Ibovespa nos 170 mil pontos em 2026
O mercado ainda espera novos cortes na taxa de juros americana, o que é visto como positivo para a bolsa brasileira.
“Historicamente, olhando ciclos passados de cortes de juros, o Brasil e os mercados emergentes tendem a performar muito bem. Nossa bolsa já teve alta superior a 30% nos 12 meses seguintes ao primeiro corte do Fed.
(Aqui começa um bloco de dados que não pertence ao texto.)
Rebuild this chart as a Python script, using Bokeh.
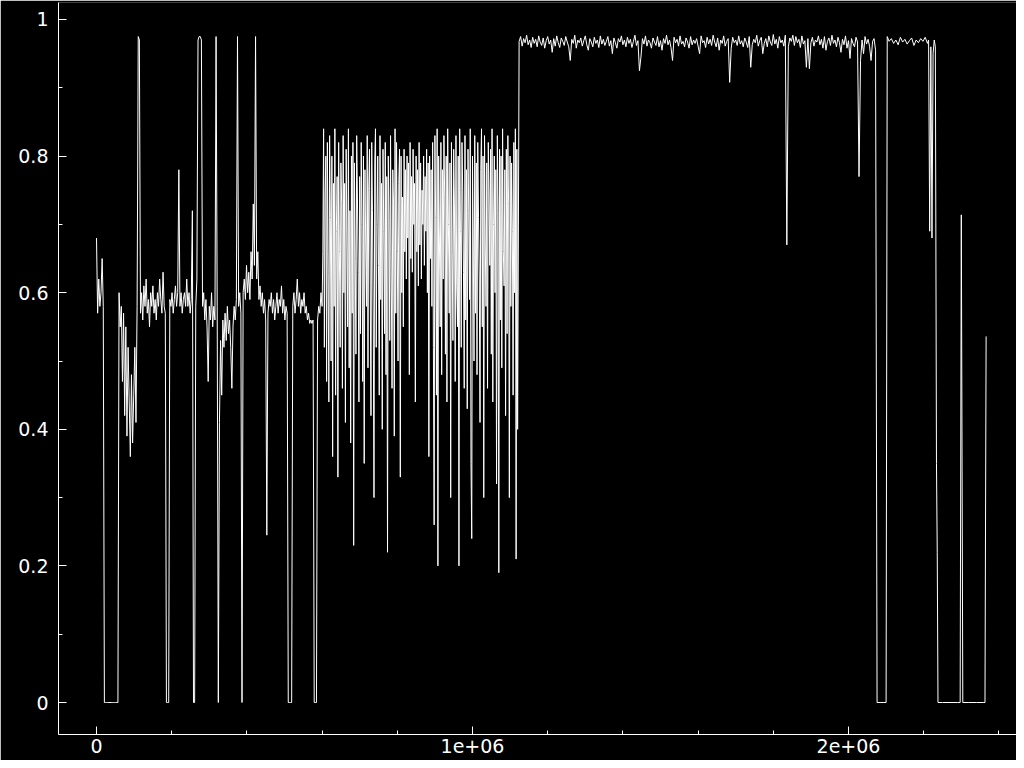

Em alguns ciclos, o Ibovespa sobe mais que o próprio S&P 500”, afirma Fernando Ferreira, da XP.
Se neste ano o foco foi o investidor estrangeiro, agora o mercado começa a olhar também para os fluxos domésticos, com a retomada do interesse por ativos de renda variável diante da perspectiva de queda na Selic.
“A nossa previsão já era de 150 mil pontos neste ano, e estamos muito perto de alcançar esse valor. Para o ano que vem, diante desse cenário, enxergamos 170 mil como um valor justo para o Ibovespa”, conclui Ferreira.
O bom humor tem prazo de validade?
O Ibovespa acumula alta de cerca de 24% no ano e atingiu um novo patamar histórico nesta quarta-feira, ao alcançar os 148 mil pontos.
Na avaliação de especialistas, o otimismo deve persistir enquanto os fundamentos se mantiverem: inflação global em desaceleração, perspectiva de juros menores no exterior, entrada de capital estrangeiro e relativa estabilidade política doméstica.
No entanto, o mercado vive de expectativas, e elas podem mudar rapidamente.
“Se o Fed endurecer novamente o discurso ou se o governo brasileiro perder credibilidade fiscal, o cenário pode se inverter em questão de dias”, alerta o economista. “Por ora, os ventos continuam favoráveis, mas é um otimismo que precisa ser encarado com cautela, pois a euforia costuma ser a fase mais vulnerável de qualquer ciclo de alta.”
A expectativa para os próximos dias é de uma correção e realização de lucros após a sequência de altas. A continuidade do bom humor dependerá, sobretudo, da resolução de questões internas.
No Brasil, o fator-chave é a credibilidade fiscal: qualquer sinal de responsabilidade nas contas públicas tende a sustentar a confiança dos investidores. No exterior, as incertezas vêm diminuindo com o avanço das negociações comerciais do governo Trump.